In an FUM update for the 12-month period, it said FUM rose from US$153 billion ($228 billion) at the start of 2025 and rose 7 per cent to US$163.9 billion at the end of the year.
This was achieved despite the firm reporting US$3.9 billion in outflows, including US$2.1 billion in December when all its asset categories reported outflows.
The fund manager had particularly suffered in the second half of the calendar year with outflows of more than US$1 billion occurring in multiple months.
The worst-affected sector over the year was emerging markets which saw US$3.4 billion in outflows during the year followed by global strategies which lost US$1.7 billion and US equities which lost US$1.1 billion.
Its international strategies reported positive flows of US$2.4 billion.
However, investment performance was able to add US$14.8 billion to the overall FUM, particularly in its international strategies which saw investment performance add US$11.8 billion.
In an ASX statement, GQG said: “We maintained our defensive positioning through year-end, consistent with our goal to protect client assets from what we perceive as extended valuations, deteriorating fundamentals and macroeconomic uncertainty. As a result, we experienced relative underperformance across all our strategies for the year versus our benchmark.”
Part of the reason for the outflows is caused by fund underperformance with its funds bucking market trends and betting against artificial intelligence.
As of 30 November, its Global Quality Equity fund had lost 6.1 per cent over one year versus returns of 17.3 per cent by the MSCI ACWI ex Tobacco Index benchmark.
Discussing its stance on AI, a whitepaper from the firm issued a stark warning on OpenAI’s long-term business viability, arguing the company’s economics are fundamentally unsound despite rapid revenue growth, mass user adoption and its central role in the global AI infrastructure boom.

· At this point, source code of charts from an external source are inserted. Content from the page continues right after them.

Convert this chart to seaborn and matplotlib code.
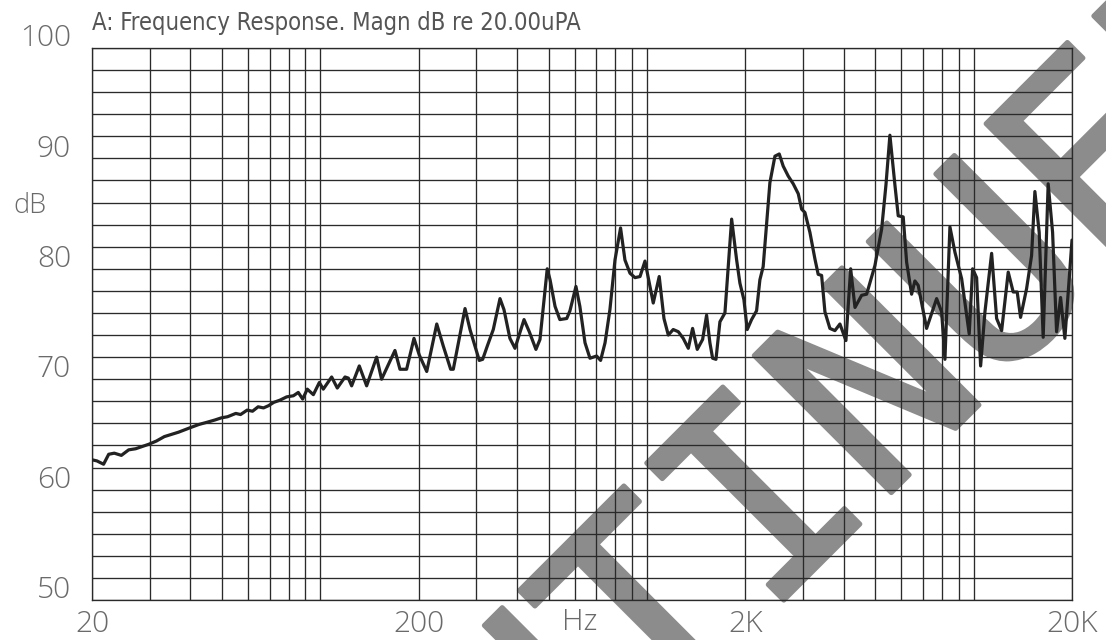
import matplotlib
matplotlib.use("Agg")
import matplotlib.pyplot as plt
import matplotlib.transforms as mtransforms
import matplotlib.patheffects as pe
from matplotlib import font_manager as fm
from matplotlib.ticker import FixedLocator, NullFormatter
import pandas as pd
import seaborn as sns

# Frequency response (Hz, dB re 20 uPa)
freq_hz = [
    20.0, 20.7, 21.7, 22.5, 23.4, 24.6, 25.9, 27.2, 28.5, 29.8, 31.5, 33.3,
    35.0, 36.8, 39.9, 42.5, 45.0, 47.5, 49.8, 52.0, 55.1, 57.0, 59.7, 62.0,
    64.5, 67.0, 69.4, 72.0,
    75.2, 78.9, 82.7, 85.6, 88.3, 91.2, 95.2, 99.3, 102.1, 108.3, 112.7, 119.0,
    121.8, 124.7, 131.6, 138.6, 148.7, 154.0, 169.2, 175.3, 183.7, 193.5, 200.8,
    211.7, 227.2, 237.9, 250.6, 255.3, 277.3, 287.2, 306.6, 314.0, 324.4, 338.4,
    354.8, 364.9, 380.5, 394.3, 420.3, 436.2, 457.1, 470.3,
    495, 505, 523, 541, 568, 581, 606, 623, 646, 669, 701, 721, 744, 770, 798,
    830, 856, 887, 919, 952, 986, 1009, 1045, 1090, 1127, 1162, 1203, 1247,
    1291, 1338, 1379, 1425, 1480, 1522, 1558, 1588, 1626, 1672, 1732, 1816,
    1881, 1925, 1980, 2027, 2090, 2165, 2216, 2268, 2378, 2464, 2540, 2612,
    2706, 2803,
    2904, 2974, 3044, 3153, 3266, 3342, 3424, 3505, 3630, 3761, 3896, 4064,
    4202, 4332, 4540, 4703, 4986, 5228, 5389, 5541, 5740, 5876, 6086, 6234,
    6457, 6608, 6764, 7176, 7702, 7979, 8167, 8459, 8763, 9188, 9691, 9926,
    10210, 10502, 10827, 11350, 11757, 12179, 12758, 13213, 13592, 13918,
    14521, 15042, 15396, 15870, 16323, 16908, 17443, 17940, 18454, 19020, 20000,
]
level_db = [
    62.7, 62.6, 62.3, 63.2, 63.3, 63.1, 63.6, 63.7, 63.9, 64.1, 64.4, 64.8,
    65.0, 65.2, 65.6, 65.9, 66.1, 66.3, 66.5, 66.6, 66.9, 66.8, 67.2, 67.1,
    67.5, 67.4, 67.6, 67.9,
    68.1, 68.4, 68.5, 68.8, 68.2, 69.1, 68.6, 69.7, 69.1, 70.2, 69.2, 70.2,
    70.1, 69.4, 71.2, 69.4, 72.0, 70.0, 72.6, 70.9, 70.9, 73.7, 72.2,
    70.7, 75.0, 73.0, 70.9, 70.9, 76.4, 74.5, 71.7, 71.8, 73.0, 74.5,
    77.3, 76.3, 73.7, 72.8, 75.4, 74.3, 72.7, 73.6,
    80.0, 79.0, 76.6, 75.4, 75.5, 76.2, 78.4, 76.6, 73.3, 71.9, 72.1, 71.7, 73.3, 76.3, 80.8,
    83.7, 80.8, 79.6, 79.2, 79.3, 80.7, 79.2, 76.9, 79.3, 75.5, 74.0, 74.5, 74.3,
    73.7, 72.8, 74.6, 72.7, 73.6, 75.8, 73.3, 71.9, 71.8, 75.2, 76.0, 84.5,
    80.8, 78.7, 77.2, 74.5, 75.4, 76.2, 79.0, 80.2, 87.8, 90.2, 90.4, 89.3,
    88.4, 87.7,
    86.8, 85.4, 85.1, 83.3, 80.9, 79.5, 79.4, 76.1, 74.6, 74.4, 75.0, 73.5,
    80.0, 76.5, 77.6, 77.7, 80.3, 83.6, 87.6, 92.1, 87.6, 84.8, 84.7, 80.6,
    77.7, 78.9, 78.5, 74.6, 77.3, 76.1, 71.8, 83.8, 81.5, 79.1, 74.1, 80.0,
    79.2, 71.2, 76.1, 81.4, 75.5, 74.4, 79.7, 77.9, 77.9, 75.6,
    78.2, 81.2, 87.0, 83.3, 73.8, 87.7, 83.3, 74.3, 77.4, 73.7, 82.6,
]

x_ticks = [20, 200, 2000, 20000]
x_tick_labels = ["20", "200", "2K", "20K"]
y_ticks = [50, 60, 70, 80, 90, 100]
title_text = "A: Frequency Response. Magn dB re 20.00uPA"
watermark_text = "DISCONTINUED"


def find_face(candidates):
    # candidates: (family, weight, stretch, word that must be in the file name)
    for family, weight, stretch, tag in candidates:
        try:
            path = fm.findfont(fm.FontProperties(family=family, weight=weight, stretch=stretch),
                               fallback_to_default=False)
        except ValueError:
            continue
        if tag is None or tag.lower() in path.lower():
            return fm.FontProperties(fname=path)
    return fm.FontProperties(family="DejaVu Sans")


def px_to_pt(px):
    return px * 72.0 / 100.0


sns.set_theme(style="white")
plt.rcParams["font.family"] = ["DejaVu Sans"]

label_face = find_face([
    ("Roboto", "light", "normal", "light"),
    ("Lato", "light", "normal", "light"),
    ("Open Sans", "light", "normal", "light"),
    ("DejaVu Sans", "light", "normal", "extralight"),
])
title_face = find_face([
    ("Liberation Sans Narrow", "normal", "normal", "narrow"),
    ("DejaVu Sans", "normal", "condensed", "condensed"),
    ("Roboto Condensed", "light", "condensed", "condensed"),
    ("Open Sans", "normal", "condensed", "condensed"),
])
if title_face.get_file() is None:
    title_face = label_face

fig = plt.figure(figsize=(11.06, 6.40), dpi=100)
ax = fig.add_axes([92 / 1106, 40 / 640, 980 / 1106, 552 / 640])
ax.patch.set_visible(False)

df = pd.DataFrame({"freq": freq_hz, "db": level_db})
sns.lineplot(data=df, x="freq", y="db", ax=ax, color="#222222",
             linewidth=2.3, estimator=None, sort=False, zorder=3)

ax.set_xscale("log")
ax.set_xlim(20, 20000)
ax.set_ylim(50, 100)

# grid: every 2 dB, log decades 20..100, 200..1000 etc.
minor_x = [30, 40, 50, 60, 70, 80, 90, 100, 300, 400, 500, 600, 700,
           800, 900, 1000, 3000, 4000, 5000, 6000, 7000, 8000, 9000, 10000]
ax.xaxis.set_major_locator(FixedLocator(x_ticks))
ax.xaxis.set_minor_locator(FixedLocator(minor_x))
ax.xaxis.set_minor_formatter(NullFormatter())
ax.set_xticklabels(x_tick_labels)
for lab in ax.get_xticklabels():
    lab.set_fontproperties(label_face)
    lab.set_fontsize(px_to_pt(30))
    lab.set_color("#6a6a6a")
ax.yaxis.set_major_locator(FixedLocator(y_ticks))
ax.yaxis.set_minor_locator(FixedLocator(list(range(52, 100, 2))))
ax.set_yticklabels([])
ax.set_axisbelow(True)
ax.grid(True, which="both", color="#2a2a2a", linewidth=0.95)
ax.tick_params(which="both", length=0)
ax.tick_params(axis="x", pad=px_to_pt(10))
for side in ax.spines.values():
    side.set_color("#2a2a2a")
    side.set_linewidth(0.95)
ax.set_xlabel("")
ax.set_ylabel("")

# y labels sit a little above their grid lines
ytrans = mtransforms.blended_transform_factory(ax.transAxes, ax.transData)
ytrans = mtransforms.offset_copy(ytrans, fig=fig, y=9.5, units="dots")
for v in y_ticks:
    ax.text(-21 / 980, v, str(v), transform=ytrans, ha="right", va="center",
            fontproperties=label_face, fontsize=px_to_pt(30), color="#6a6a6a")

fig.text(580 / 1106, (640 - 622) / 640, "Hz", ha="center", va="center",
         fontproperties=label_face, fontsize=px_to_pt(30), color="#6a6a6a")
fig.text(30 / 1106, (640 - 206) / 640, "dB", ha="center", va="center",
         fontproperties=label_face, fontsize=px_to_pt(27), color="#6a6a6a")

title = fig.text(92 / 1106, (640 - 30) / 640, title_text, ha="left", va="baseline",
                 fontproperties=title_face, fontsize=px_to_pt(30), color="#555555")
renderer = fig.canvas.get_renderer()
w = title.get_window_extent(renderer).width
title.set_fontsize(title.get_fontsize() * 490.0 / w)

# watermark behind the grid, strokes thickened a little
fig.text(652 / 1106, (640 - 732) / 640, watermark_text, rotation=45,
         rotation_mode="anchor", ha="center", va="baseline",
         fontsize=px_to_pt(266), family="DejaVu Sans Mono",
         color="#8c8c8c", zorder=-5,
         path_effects=[pe.withStroke(linewidth=3.5, foreground="#8c8c8c")])

fig.savefig("out.png", dpi=100)
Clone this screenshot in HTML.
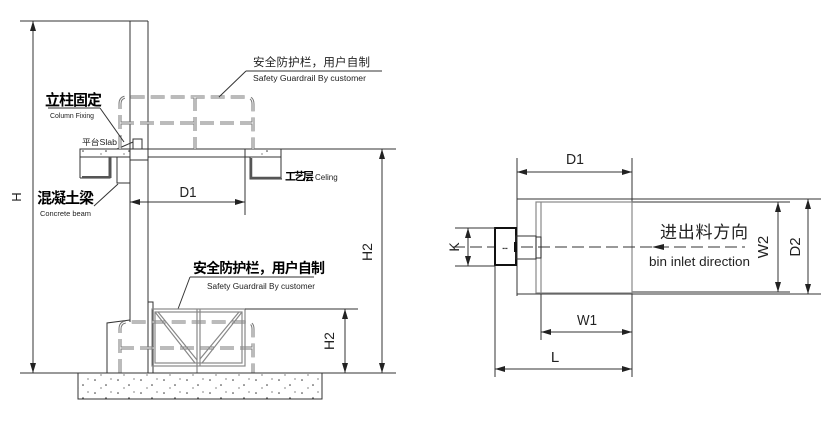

In Dotcom on Steroids: Part II, it contended OpenAI’s business “appears commoditised” and is “hyper capital-intensive,” with rising compute costs and intensifying competition from both closed- and open-source developers.
“We believe it will struggle to build a sustainable business over time,” the paper stated.
At the start of the year, GQG Partners appointed a chief financial officer to replace Melodie Zakaluk who departed in early 2025. Its former deputy CFO, Charles Falck, was promoted to the CFO role, having joined GQG in late 2016.
He has over 20 years of investment management experience, including a stint as global chief operating officer at Vontobel Asset Management, where he oversaw global infrastructure spanning investment services, product management, risk, legal and business analytics.